Tuesday, April 19, 2022

As the present now, will later be past--the times they are a changin'

Is there ever a time when things stay the same?  I look around at other people and they seem settled.  Their jobs stay the same, their addresses stay the same, their feet are firmly planted.  Everything changes for me....often.  Even my thoughts and attachments and desires change.  I used to hold on so tightly to control.  To plan every moment out, every detail, everything was scheduled.  I realized that was "wrong" and I taught myself how to go with the flow.  It was a difficult journey, but I got there.  However....now that I am here---I find myself not just going with the flow, but just not caring anymore.  About almost anything.  Is this normal?  Is this how people feel all the time?  I used to live my life with such gusto, such passion!  I loved with all of my being and fought for things I wanted/needed and could not live without.   Now?  I just feel like I have kinda laid down and just let life roll over me.  What's the point in fighting for anything?  If it's meant to be it will be and if it's not?  Well, then it's not.

I used to try to make my life better.  Make myself better.  I just don't have it in me anymore.  I am tired of being hurt, and disappointed.  So---if I just stop caring that can't happen anymore. Truth?  Yes.  But am I really living?  I don't know.  It doesn't really matter because it is what it is.  I cannot change my feelings or lack of them. 

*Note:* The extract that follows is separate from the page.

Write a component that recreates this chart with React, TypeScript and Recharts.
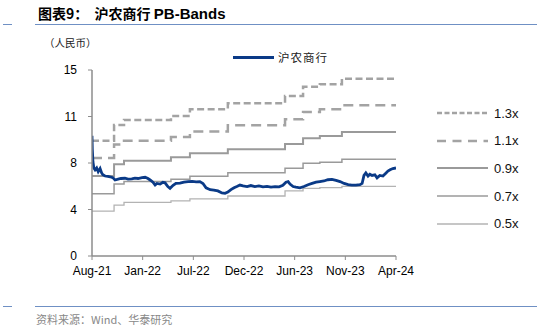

Easter had me thinking a lot.  As much as I do not miss the stress of preparing holidays (coordinating outfits, hundreds of plastic eggs being filled, dying eggs, finding cellophane to match the baskets---you get the drill) I do miss the fun.   I miss being excited--I don't get excited anymore.  This morning I dropped my daughter at school and I realized very soon it will be the last time I ever drop one of my kids off at school!  I would not allow myself to go there.  You know that saying that if you knew it would be the last time you were going to do something you would cherish it more?  I felt that.  I remember the last moment I had with each of my parents and I run over them in my mind often.  I got to say what I wanted to and needed to say to each one of them---how blessed am I.  I thought that would make them being gone easier----it does not.

In the next few months my entire world will be changed yet again.  For the first time I do not know what is next.  I don't know what it looks like.  I just know that it will be ok.  Because it always is, isn't it? But it just doesn't seem like enough anymore.  I need more.  I need some of my old spark and zest back.  I need some joy.  I need companionship.   I need more than mere existence.  Because I'm tired of it just being a day in the life.  I want more life in my days.